Second, is the idea of collective responsibility. Even in his original "they're bringing drugs" speech, Trump repeatedly elided any distinction between what the people escaping Mexico were bringing to the United States and whom and what Mexico was supposedly sending to the United States. He did so even though he went on in that speech to state that the problems were not coming only from Mexico but from "all over South and Latin America, and . . . probably from the Middle East." Nonetheless, Trump did not propose that the countries from which undocumented immigrants originate each pay their pro rata share of the cost of building and maintaining the wall. Mexico must foot the whole bill. One has the sense that for Trump, everyone coming over the border is in some sense being "sent" by Mexico.
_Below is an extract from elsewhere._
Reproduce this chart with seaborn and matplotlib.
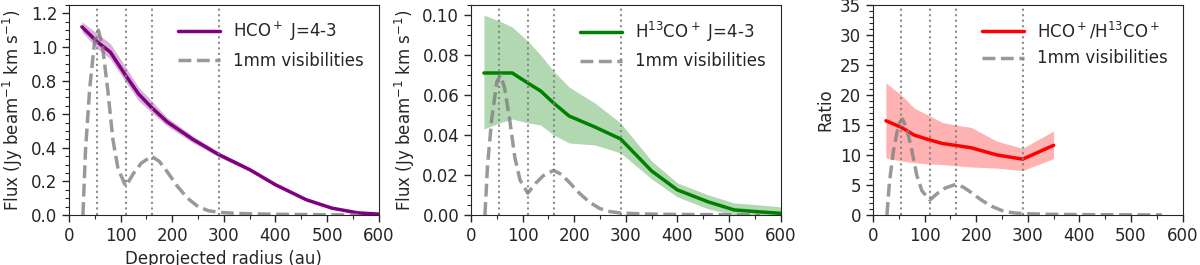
import numpy as np
import pandas as pd
import matplotlib
matplotlib.use("Agg")
import matplotlib.pyplot as plt
from matplotlib.ticker import MultipleLocator
import seaborn as sns

sns.set_style("ticks")
plt.rcParams['font.family'] = ['DejaVu Sans']
plt.rcParams['font.size'] = 10
plt.rcParams['mathtext.default'] = 'regular'

# radial sample points (au)
radius = [25, 55, 80, 110, 135, 160, 190, 240, 290, 350, 400, 460, 510, 560, 600]

# HCO+ J=4-3
hco = [1.12, 1.03, 0.97, 0.83, 0.72, 0.64, 0.555, 0.45, 0.36, 0.27, 0.18, 0.09, 0.04, 0.012, 0.005]
hco_lo = [1.09, 0.99, 0.93, 0.79, 0.68, 0.61, 0.53, 0.43, 0.345, 0.26, 0.17, 0.085, 0.035, 0.008, 0.002]
hco_hi = [1.15, 1.08, 1.02, 0.88, 0.76, 0.68, 0.58, 0.47, 0.375, 0.28, 0.19, 0.097, 0.045, 0.016, 0.008]

# H13CO+ J=4-3
h13co = [0.071, 0.071, 0.071, 0.066, 0.062, 0.056, 0.0495, 0.044, 0.038, 0.022, 0.0125, 0.0065, 0.0025, 0.0015, 0.0008]
h13co_lo = [0.043, 0.046, 0.048, 0.046, 0.045, 0.040, 0.036, 0.035, 0.031, 0.018, 0.009, 0.003, 0.0, 0.0, 0.0]
h13co_hi = [0.100, 0.097, 0.094, 0.087, 0.080, 0.072, 0.064, 0.056, 0.046, 0.027, 0.016, 0.010, 0.006, 0.005, 0.004]

# HCO+/H13CO+ ratio
ratio_r = [25, 55, 80, 110, 135, 160, 190, 240, 290, 350]
ratio = [15.7, 14.6, 13.3, 12.5, 11.9, 11.6, 11.2, 10.0, 9.3, 11.6]
ratio_lo = [9.5, 9.0, 8.7, 8.5, 8.4, 8.2, 8.0, 7.8, 7.4, 9.4]
ratio_hi = [22.0, 20.0, 17.8, 16.5, 15.4, 15.0, 14.6, 12.3, 11.1, 14.0]

# 1mm continuum visibility profile (normalised to peak)
vis_r = [27, 32, 40, 50, 57, 65, 75, 85, 95, 110, 125, 140, 160, 175, 190, 210, 230, 250, 270, 290, 320, 350, 400, 450, 500, 560]
vis_norm = [0.0, 0.35, 0.68, 0.95, 1.0, 0.91, 0.68, 0.41, 0.25, 0.155, 0.225, 0.28, 0.318, 0.29, 0.235, 0.155, 0.09, 0.045, 0.023, 0.014, 0.009, 0.006, 0.0035, 0.002, 0.001, 0.0]
vis_peak = [1.1, 0.07, 16.0]

# ring / gap positions (au)
rings = [55, 110, 160, 290]

panels = [
    (radius, hco, hco_lo, hco_hi, 'purple', 'HCO$^+$ J=4-3', 'Flux (Jy beam$^{-1}$ km s$^{-1}$)', 1.25, 0.2, 0.05),
    (radius, h13co, h13co_lo, h13co_hi, 'green', 'H$^{13}$CO$^+$ J=4-3', 'Flux (Jy beam$^{-1}$ km s$^{-1}$)', 0.105, 0.02, 0.005),
    (ratio_r, ratio, ratio_lo, ratio_hi, 'red', 'HCO$^+$/H$^{13}$CO$^+$', 'Ratio', 35, 5, 1),
]

fig = plt.figure(figsize=(12, 2.65), dpi=100)
lefts = [0.0575, 0.3925, 0.7275]

for i, (r, y, lo, hi, col, lab, ylab, ytop, ymaj, ymin) in enumerate(panels):
    ax = fig.add_axes([lefts[i], 0.189, 0.258, 0.792])
    df = pd.DataFrame({'r': r, 'y': y})
    ax.fill_between(r, lo, hi, color=col, alpha=0.3, lw=0)
    sns.lineplot(x='r', y='y', data=df, color=col, lw=2.5, label=lab, ax=ax)
    dv = pd.DataFrame({'r': vis_r, 'v': np.array(vis_norm) * vis_peak[i]})
    sns.lineplot(x='r', y='v', data=dv, color='grey', alpha=0.8, lw=2.5, ls='--',
                 label='1mm visibilities', ax=ax)
    for rr in rings:
        ax.axvline(rr, color='grey', ls=':', lw=1.5, alpha=0.9)
    ax.set_xlim(0, 600)
    ax.set_ylim(0, ytop)
    ax.xaxis.set_major_locator(MultipleLocator(100))
    ax.xaxis.set_minor_locator(MultipleLocator(50))
    ax.yaxis.set_major_locator(MultipleLocator(ymaj))
    ax.yaxis.set_minor_locator(MultipleLocator(ymin))
    ax.tick_params(which='major', direction='out', length=5, width=1, labelsize=12)
    ax.tick_params(which='minor', direction='out', length=3, width=0.8)
    ax.set_ylabel(ylab, fontsize=12)
    if i == 0:
        ax.set_xlabel('Deprojected radius (au)', fontsize=12)
    else:
        ax.set_xlabel('')
    ax.legend(loc='upper right', frameon=False, fontsize=12, handlelength=2.5)

fig.savefig('out.png', dpi=100)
Just as the Venetian authorities left for the Jews of Venice to sort out how to collect the money to be handed over, one imagines Trump leaving to Mexico the task of proceeding by way of indemnification against other countries from which undocumented immigrants originate. No doubt he considers them all sufficiently similar others such that a tax on any is a tax on all.
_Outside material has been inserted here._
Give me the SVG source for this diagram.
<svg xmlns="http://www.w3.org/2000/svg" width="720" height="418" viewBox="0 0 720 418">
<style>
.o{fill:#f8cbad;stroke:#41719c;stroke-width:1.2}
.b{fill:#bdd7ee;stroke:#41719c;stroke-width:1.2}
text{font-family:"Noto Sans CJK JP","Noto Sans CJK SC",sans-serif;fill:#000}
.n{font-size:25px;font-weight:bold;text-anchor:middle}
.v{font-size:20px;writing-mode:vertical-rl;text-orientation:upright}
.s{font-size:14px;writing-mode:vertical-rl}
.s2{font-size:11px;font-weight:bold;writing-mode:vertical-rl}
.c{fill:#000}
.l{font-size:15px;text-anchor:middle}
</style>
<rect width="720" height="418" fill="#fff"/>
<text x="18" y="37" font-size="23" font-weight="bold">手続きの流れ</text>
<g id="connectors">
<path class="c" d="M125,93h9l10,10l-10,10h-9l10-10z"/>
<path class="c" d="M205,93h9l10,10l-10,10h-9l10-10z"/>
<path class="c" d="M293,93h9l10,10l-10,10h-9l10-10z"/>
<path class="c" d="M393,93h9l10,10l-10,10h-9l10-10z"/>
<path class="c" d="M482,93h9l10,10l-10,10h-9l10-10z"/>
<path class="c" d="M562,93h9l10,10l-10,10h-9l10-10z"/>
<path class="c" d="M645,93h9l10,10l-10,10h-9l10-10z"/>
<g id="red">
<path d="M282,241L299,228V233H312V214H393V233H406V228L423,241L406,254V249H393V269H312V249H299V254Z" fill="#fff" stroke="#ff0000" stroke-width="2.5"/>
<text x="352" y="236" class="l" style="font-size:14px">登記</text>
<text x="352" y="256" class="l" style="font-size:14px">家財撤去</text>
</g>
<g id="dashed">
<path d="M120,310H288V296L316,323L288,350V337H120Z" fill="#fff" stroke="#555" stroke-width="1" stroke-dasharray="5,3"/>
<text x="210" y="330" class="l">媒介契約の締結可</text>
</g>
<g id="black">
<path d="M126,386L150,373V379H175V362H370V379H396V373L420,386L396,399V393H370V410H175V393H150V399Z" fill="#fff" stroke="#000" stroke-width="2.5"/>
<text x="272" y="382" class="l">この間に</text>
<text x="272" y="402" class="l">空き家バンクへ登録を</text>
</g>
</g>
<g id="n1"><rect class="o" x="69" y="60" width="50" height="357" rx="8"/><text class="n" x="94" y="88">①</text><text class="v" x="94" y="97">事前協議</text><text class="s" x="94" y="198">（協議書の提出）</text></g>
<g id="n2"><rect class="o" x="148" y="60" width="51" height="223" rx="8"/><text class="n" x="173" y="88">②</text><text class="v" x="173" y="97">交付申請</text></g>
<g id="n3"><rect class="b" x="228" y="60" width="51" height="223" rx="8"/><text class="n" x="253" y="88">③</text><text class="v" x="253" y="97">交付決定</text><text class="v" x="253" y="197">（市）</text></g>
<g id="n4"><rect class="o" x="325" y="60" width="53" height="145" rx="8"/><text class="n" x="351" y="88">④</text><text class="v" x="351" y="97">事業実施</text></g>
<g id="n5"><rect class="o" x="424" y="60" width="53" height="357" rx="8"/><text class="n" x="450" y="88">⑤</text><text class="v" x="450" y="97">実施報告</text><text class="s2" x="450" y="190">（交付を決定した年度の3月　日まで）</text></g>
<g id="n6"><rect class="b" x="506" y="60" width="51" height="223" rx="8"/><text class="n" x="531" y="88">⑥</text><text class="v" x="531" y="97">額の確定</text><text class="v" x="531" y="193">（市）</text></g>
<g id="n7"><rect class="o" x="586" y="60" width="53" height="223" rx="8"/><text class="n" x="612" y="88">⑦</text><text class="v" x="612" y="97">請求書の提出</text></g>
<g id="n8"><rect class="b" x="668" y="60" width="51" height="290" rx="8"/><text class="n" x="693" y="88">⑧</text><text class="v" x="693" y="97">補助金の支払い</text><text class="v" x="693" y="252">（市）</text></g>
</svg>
Notions of collective responsibility appear elsewhere in Trump's ugliest rhetoric, especially in his discussion of Muslims. There was, of course, his call to kill the family members of terrorists, regardless of any complicity. And, spreading collective responsibility community-wide Trump twice asserted--after the San Bernardino shootings and after the Orlando nightclub attack--that the American Muslim community as a whole was responsible for such acts for supposedly choosing not to prevent them. In the latter instance, he said of the people likely to perpetrate terrorist acts, "Muslims know who they are, largely. They know who they are. They have to turn them in. They know who they are. They see them." That statement combined a group libel with the imputation of collective responsibility.

To return to the puzzle with which I began--Why should Mexico pay for the wall?--we see that the logic of Trump's implicit answer resonates with his most despicable views and political instincts. Preposterous as it was when considered as a policy proposal, Trump's plan for a southern border wall always made a kind of deranged sense as the psychological centerpiece of his campaign.